Software Procurement by Federal standards is relatively straightforward so a Series E+ startup can make it if they spend around $7-10M and 1-1.5 years on a dedicated roadmap for FedRamp and FIPS compliance.

Once you step out of software, procurement becomes paperwork hell. Throw in the paperwork hell from Grantmakers like the DoD and DoE, and you end up with a quasi-Soviet procurement system. Ironically, most of these compliance and regulatory checks were added for good intentions - primarily to minimize corruption and graft, yet it basically clogged up the entire system, and dissuades startups and innovators from working directly with the Defense community.

Some projects like DIUx and and In-Q-Tel are trying to change that, but it's too little too late, and our defense base is entirely dependent on firms like Microsoft, Cisco, Crowdstrike, Zscaler, etc acquiring promising startups to evangelize their innovations internally.

Fundamentally, this is why I dislike the New America/Khan/Chopra vision of anti-trust. It doesn't actually help innovation from a federal standpoint, as small companies and startups have no reason to work with the Fed given the amount of red tape that exists.

If the same effort was put to harmonizing and simplifying procurement across the Federal Government, you could directly make demands on competition.

This is what China does, and is a major reason their MIC was able to grow leaps and bounds in just 20 years.
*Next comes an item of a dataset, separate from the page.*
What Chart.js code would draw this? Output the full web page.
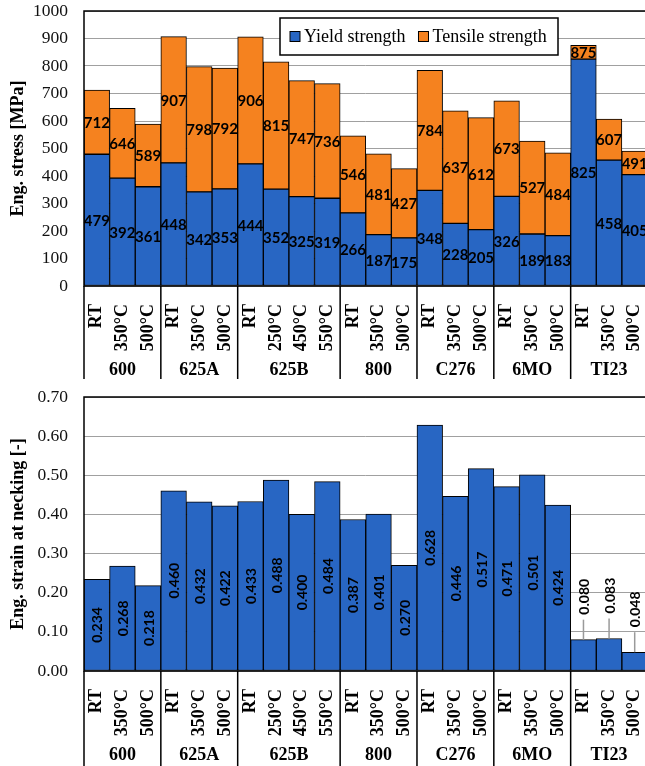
<!DOCTYPE html>
<html>
<head>
<meta charset="utf-8">
<script src="https://cdn.jsdelivr.net/npm/chart.js@4.4.1/dist/chart.umd.min.js"></script>
<style>
  html, body { margin: 0; padding: 0; background: #fff; overflow: hidden; }
  #wrap { width: 645px; height: 766px; overflow: hidden; position: relative; }
  canvas { display: block; position: absolute; left: 0; }
</style>
</head>
<body>
<div id="wrap">
  <canvas id="stress" width="650" height="386" style="top:0"></canvas>
  <canvas id="strain" width="650" height="380" style="top:386px"></canvas>
</div>
<script>
// x-achse: temperaturen und werkstoffgruppen
const tempLabels = ['RT', '350°C', '500°C', 'RT', '350°C', '500°C', 'RT', '250°C', '450°C', '550°C',
    'RT', '350°C', '500°C', 'RT', '350°C', '500°C', 'RT', '350°C', '500°C', 'RT', '350°C', '500°C'];
const groupNames = ['600', '625A', '625B', '800', 'C276', '6MO', 'TI23'];
const groupSizes = [3, 3, 4, 3, 3, 3, 3];

// werte [MPa] und dehnung [-]
const yieldStrength = [479, 392, 361, 448, 342, 353, 444, 352, 325, 319, 266, 187, 175, 348, 228, 205, 326, 189, 183, 825, 458, 405];
const tensileStrength = [712, 646, 589, 907, 798, 792, 906, 815, 747, 736, 546, 481, 427, 784, 637, 612, 673, 527, 484, 875, 607, 491];
const strainNecking = [0.234, 0.268, 0.218, 0.460, 0.432, 0.422, 0.433, 0.488, 0.400, 0.484, 0.387, 0.401, 0.270,
    0.628, 0.446, 0.517, 0.471, 0.501, 0.424, 0.080, 0.083, 0.048];

const stressTicks = [0, 100, 200, 300, 400, 500, 600, 700, 800, 900, 1000];
const strainTicks = [0, 0.1, 0.2, 0.3, 0.4, 0.5, 0.6, 0.7];

const BLUE = '#2866c3';
const ORANGE = '#f5821f';
const SERIF = '"Liberation Serif", "Times New Roman", serif';
const SANS = 'Lato, "Open Sans", sans-serif';

// keine zusaetzlichen raender der achsen
function noPadding(scale) {
    scale.paddingTop = 0;
    scale.paddingBottom = 0;
    scale.paddingLeft = 0;
    scale.paddingRight = 0;
}

// rahmen, trennlinien und gruppennamen unter der achse
const frameAndGroups = {
    id: 'frameAndGroups',
    afterDraw(chart, args, opts) {
        const ctx = chart.ctx;
        const a = chart.chartArea;
        const x = chart.scales.x;
        const half = (x.getPixelForValue(1) - x.getPixelForValue(0)) / 2;
        ctx.save();
        ctx.strokeStyle = '#000';
        ctx.lineWidth = 1.5;
        ctx.strokeRect(a.left, a.top, a.right - a.left, a.bottom - a.top);
        ctx.font = 'bold 18px ' + SERIF;
        ctx.textAlign = 'center';
        ctx.textBaseline = 'middle';
        ctx.fillStyle = '#000';
        ctx.beginPath();
        ctx.moveTo(a.left, a.bottom);
        ctx.lineTo(a.left, opts.sepEnd);
        var idx = 0;
        groupSizes.forEach((n, g) => {
            const l = x.getPixelForValue(idx) - half;
            const r = x.getPixelForValue(idx + n - 1) + half;
            ctx.fillText(groupNames[g], (l + r) / 2, opts.groupY);
            ctx.moveTo(r, a.bottom);
            ctx.lineTo(r, opts.sepEnd);
            idx += n;
        });
        ctx.stroke();
        ctx.restore();
    }
};

// legende im diagramm mit rahmen
const boxLegend = {
    id: 'boxLegend',
    afterDraw(chart, args, opts) {
        if (!opts.show) return;
        const ctx = chart.ctx;
        ctx.save();
        ctx.fillStyle = '#fff';
        ctx.fillRect(opts.left, opts.top, opts.width, opts.height);
        ctx.strokeStyle = '#000';
        ctx.lineWidth = 1.5;
        ctx.strokeRect(opts.left, opts.top, opts.width, opts.height);
        ctx.font = '18px ' + SERIF;
        ctx.textBaseline = 'middle';
        ctx.textAlign = 'left';
        var xPos = opts.left + 10;
        const yMid = opts.top + opts.height / 2;
        chart.data.datasets.forEach(ds => {
            ctx.fillStyle = ds.backgroundColor;
            ctx.fillRect(xPos, yMid - 5, 10, 10);
            ctx.lineWidth = 1;
            ctx.strokeRect(xPos, yMid - 5, 10, 10);
            ctx.fillStyle = '#000';
            ctx.fillText(ds.label, xPos + 14, yMid + 1);
            xPos += 14 + ctx.measureText(ds.label).width + 13;
        });
        ctx.restore();
    }
};

// zahlenwerte in den balken
const barValues = {
    id: 'barValues',
    afterDatasetsDraw(chart, args, opts) {
        const ctx = chart.ctx;
        ctx.save();
        ctx.font = opts.font;
        ctx.fillStyle = '#000';
        ctx.textBaseline = 'middle';
        ctx.textAlign = 'center';
        chart.data.datasets.forEach((ds, i) => {
            const texts = opts.texts[i];
            chart.getDatasetMeta(i).data.forEach((bar, j) => {
                const txt = texts[j];
                const cy = (bar.y + bar.base) / 2;
                if (!opts.rotate) {
                    ctx.fillText(txt, bar.x, cy + 1);
                    return;
                }
                const w = ctx.measureText(txt).width;
                const h = bar.base - bar.y;
                ctx.save();
                if (h < w + 8) {
                    // zu klein: wert oberhalb mit hinweislinie
                    const lb = bar.y - 22;
                    ctx.strokeStyle = '#9a9a9a';
                    ctx.lineWidth = 1.5;
                    ctx.beginPath();
                    ctx.moveTo(bar.x, bar.y);
                    ctx.lineTo(bar.x, lb + 2);
                    ctx.stroke();
                    ctx.translate(bar.x, lb - w / 2 - 3);
                } else {
                    ctx.translate(bar.x, cy);
                }
                ctx.rotate(-Math.PI / 2);
                ctx.fillText(txt, 0, 1);
                ctx.restore();
            });
        });
        ctx.restore();
    }
};

function baseOptions(yMax, yTicks, fmt, title, xHeight, sepEnd) {
    return {
        responsive: false,
        animation: false,
        devicePixelRatio: 1,
        layout: { padding: { top: 11, right: 2.5, left: 0, bottom: 0 } },
        plugins: {
            legend: { display: false },
            tooltip: { enabled: false },
            frameAndGroups: { sepEnd: sepEnd, groupY: 370 },
        },
        scales: {
            x: {
                stacked: true,
                grid: { display: false },
                border: { display: false },
                ticks: {
                    autoSkip: false,
                    minRotation: 90,
                    maxRotation: 90,
                    padding: 10,
                    color: '#000',
                    font: { family: SERIF, size: 18, weight: 'bold' }
                },
                afterFit: scale => { scale.height = xHeight; noPadding(scale); }
            },
            y: {
                stacked: true,
                min: 0,
                max: yMax,
                afterBuildTicks: scale => { scale.ticks = yTicks.map(v => ({ value: v })); },
                grid: { color: '#a0a0a0', lineWidth: 1, drawTicks: false },
                border: { display: false },
                ticks: {
                    padding: 16,
                    color: '#111',
                    font: { family: SERIF, size: 17.5 },
                    callback: fmt
                },
                title: {
                    display: true,
                    text: title,
                    color: '#000',
                    padding: { top: 8, bottom: 0 },
                    font: { family: SERIF, size: 18, weight: 'bold' }
                },
                afterFit: scale => { scale.width = 84; noPadding(scale); }
            }
        }
    };
}

// diagramm 1: festigkeit (gestapelt)
const tensileRest = tensileStrength.map((t, i) => t - yieldStrength[i]);
const stressOptions = baseOptions(1000, stressTicks, v => v, 'Eng. stress [MPa]', 100, 379);
stressOptions.plugins.boxLegend = { show: true, left: 280, top: 18, width: 278, height: 37 };
stressOptions.plugins.barValues = { rotate: false, font: 'bold 15px ' + SANS, texts: [yieldStrength, tensileStrength] };

new Chart(document.getElementById('stress'), {
    type: 'bar',
    data: {
        labels: tempLabels,
        datasets: [
            {
                label: 'Yield strength',
                data: yieldStrength,
                backgroundColor: BLUE,
                borderColor: '#000',
                borderWidth: 1,
                borderSkipped: false,
                categoryPercentage: 1,
                barPercentage: 1
            },
            {
                label: 'Tensile strength',
                data: tensileRest,
                backgroundColor: ORANGE,
                borderColor: '#000',
                borderWidth: 1,
                borderSkipped: false,
                categoryPercentage: 1,
                barPercentage: 1
            }
        ]
    },
    options: stressOptions,
    plugins: [frameAndGroups, boxLegend, barValues]
});

// diagramm 2: dehnung bei einschnuerung
const strainOptions = baseOptions(0.7, strainTicks, v => Number(v).toFixed(2), 'Eng. strain at necking [-]', 95, 380);
strainOptions.plugins.frameAndGroups.groupY = 369;
strainOptions.plugins.barValues = { rotate: true, font: 'bold 14px ' + SANS, texts: [strainNecking.map(v => v.toFixed(3))] };

new Chart(document.getElementById('strain'), {
    type: 'bar',
    data: {
        labels: tempLabels,
        datasets: [
            {
                label: 'Eng. strain at necking',
                data: strainNecking,
                backgroundColor: BLUE,
                borderColor: '#000',
                borderWidth: 1,
                borderSkipped: false,
                categoryPercentage: 1,
                barPercentage: 1
            }
        ]
    },
    options: strainOptions,
    plugins: [frameAndGroups, barValues]
});
</script>
</body>
</html>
The way Palantir talks about the CIA really rubs me the wrong way. For years, they would leak to journalists that Palantir "found bin Laden" when, of course, it had nothing to do with finding him. Several CIA employees died trying to find Bin Laden, all for some schmucks in Silicon Valley to try and capitalize on their sacrifice.
If you want to give a Silicon Valley company kudos for Bin Laden, give it to Cisco, VMWare, and Equinix.

Palantir's whole "CIA" marketing schitck appeared to be a ploy to build a strong reputation to help hiring.

At the end of the day, they're just another Datalake company that makes money off professional services, except Databricks and Snowflake can actually execute.

What more do you expect from a project from Peter Thiel, which is named after the most evil guy's magic all seeing orb from LoTR, which is explicitly made for governments to target whatever they want to call "bad guys" by slurping up as much data as possible from people who shouldn't be collecting it in the first place?

Dude has a dictator complex. Of course he fully the embraces the "just fucking lie and make money" ethos

Critical support to Palantir in their quest to steal CIA valor.